Any suggestions would be appreciated.
 
Fermentation should be done after 16 days....but you need to check with hydrometer. There are many ways to dry hop including during fermentation. Dry hop now for 5-7 days and you will be ready to bottle or keg at the end of that time.
 
If you want to know for sure, take a gravity reading a few days apart. If it's doesn't drop, fermentation is done. For IPAs I usually ferment for 2 weeks, then dry hop for 5-7 days, then cold-crash and fine. Unless it's a big double IPA, then I might let it go a little longer.

Sometimes I fish out the dry hop bag, some times I don't. I haven't seen any negatives from leaving it. People talk about grassy flavors, but I haven't run in to that. Not after 7ish days at least.
 
Thanks for your input! I just took a hydrometer reading of 1.014 and was satisfied with that number (around 6.04% ABV). The sample tasted great!

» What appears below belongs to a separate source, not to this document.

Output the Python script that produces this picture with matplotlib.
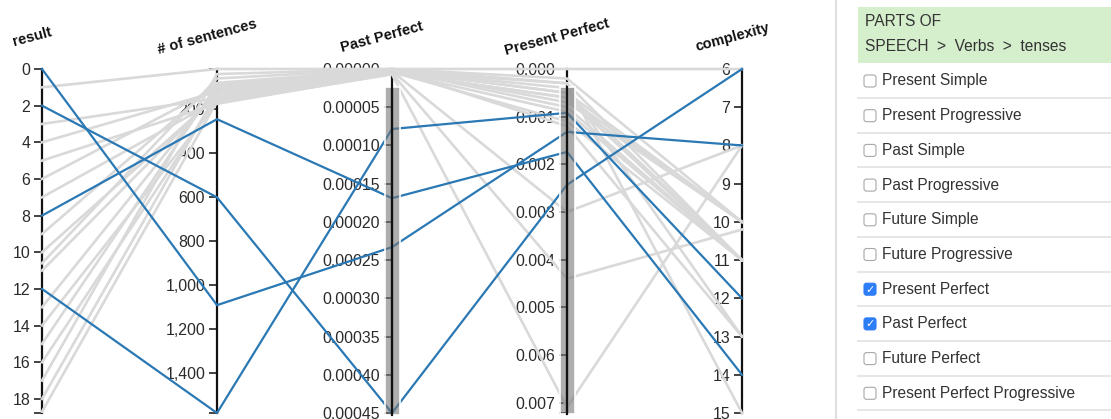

I put the hop bag in and will plan on letting it sit for the next 5-7 days as you both mentioned.

Any idea what the sediment still floating on top could be? There were a few "floaters" in the sample but nothing bitter or off-tasting...
 
I wonder about the instructions on most of these kits. I used to follow those instructions to a 'T' back in the 90's, worried constantly about the fermentation. Now I brew on Saturday, active ferm is winding down by monday where I bump up the temp, I cold crash on Thursday and keg on Saturday. Literally one week from grain to keg. All of this can change quite a bit based on the yeast and how much you pitch.

That being said, I do 1.5L starters for my yeast and it goes nuts for those first 24 hours. For a big porter I did I gave it more time and racked to a secondary, but that was to do pseudo barrel aging.